Davies’ Diaries

Photo credit: Jack Western
Photo credit: Jack Western

Wear your political t-shirt and sacred college scarf, discussing the world’s situation but just for a laugh.

The voice of Terry Hall, lead singer of The Specials taunts me through my laptop speakers as I prepare to make the herculean journey from the far end of Osbaldwick (or as you will know it from your maps: ‘Here be Dragons’) to campus for another seminar at an unsociable hour before midday when we of a creative mindset have fully cleared away the fog of last night’s bottle and a half of Sainsbury’s cheapest merlot.

Yes, Easter Term is firmly in swing. You can hear the sounds of normalcy returning as the yuletide bells and essay groans fade into distant memory. The sounds of the guy at pre drinks who repeatedly assures you that he “has a 9am tomorrow” and then wakes up the following afternoon on a park bench in Clifton Moor.

The slow shuffling of the queue for the cashpoint outside Nisa Local, everyone apparently unaware of the one on the next level or perhaps the other one outside Vanbrugh 200 yards down the path, and, of course the sound of Terry Hall winding me up in the mornings as I try to drag myself out of bed.

It’s alright Tel, I think being a politics student makes me a tosser too. Although In my defence I’d never wear a political t-shirt, it would be far too casual for me. Plus it’s not actually a college scarf; my dad bought it me for Christmas.

It was this return to normal business however, that reminded me of one of my fondest University phenomena, which I am deigning to call ‘Davies’ lecture time bomb’. The bomb refers to a process of harrying a lecture to a close slightly before its due time, and has been the bane of many an educator of mine this past 18 months or so.

Yes that’s right. You can actually end your own lectures early through sheer force of collective will. Fabulous news isn’t it.

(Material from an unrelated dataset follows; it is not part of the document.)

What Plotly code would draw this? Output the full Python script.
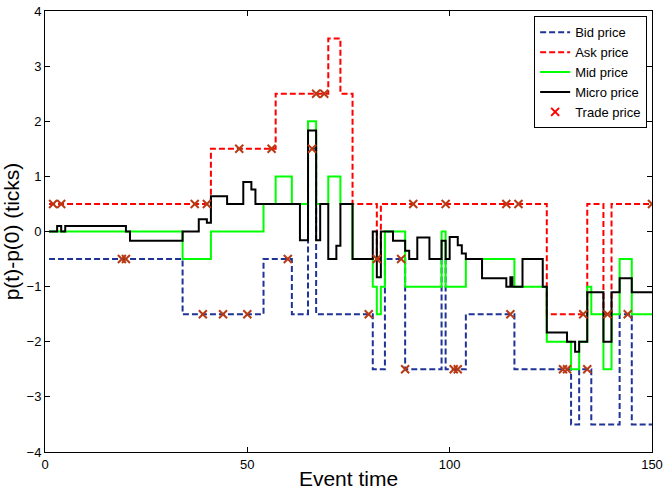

A lecturer may themselves step into the trap. Any mention of “next week” or “next time” can be enough to arm the bomb. Sometimes a lecturer may simply drone on or be dying so badly out front that the timer may start itself. It begins with the rustling of students clicking pens off or putting away note pads. Of coats and scarves and hats being fiddled with and put on. Some may even go to rise slightly from their chairs. The noise builds as the class becomes even more restless to depart. The lecturer begins to panic now, and from this point they have a shelf life of about 90 seconds. They start to talk faster, desperately attempting to rush things along to make the most of the last strand of attention they know they have. They throw away slides in a bid to hurry things to some sort of conclusion before finally giving up, and in an almighty wave, the lecture hall rises to claim its freedom.

It’s a wonderful thing to see, the spontaneous wrath of the mob achieving something tangible that we can all get behind. Plus it gives me an extra couple of minutes to spend doing something more productive, like drinking in the Courtyard. Whoever said that the people don’t have any real power.

3 thoughts on “Davies’ Diaries

  1. Tom, surely you mean Terry Hall. Jerry Hall, you will recall, is a Texan model and sometime consort ofMick Jagger. Tut tut.

  2. You’re obviously not a genuine fan of The Specials. Terry Hall – NOT Jerry Hall – is the frontman of the group.

  3. Ah shit I thought Jerry sounded wrong.

    In truth, I’m not a genuine fan. My father is. His name amusingly is also Terry.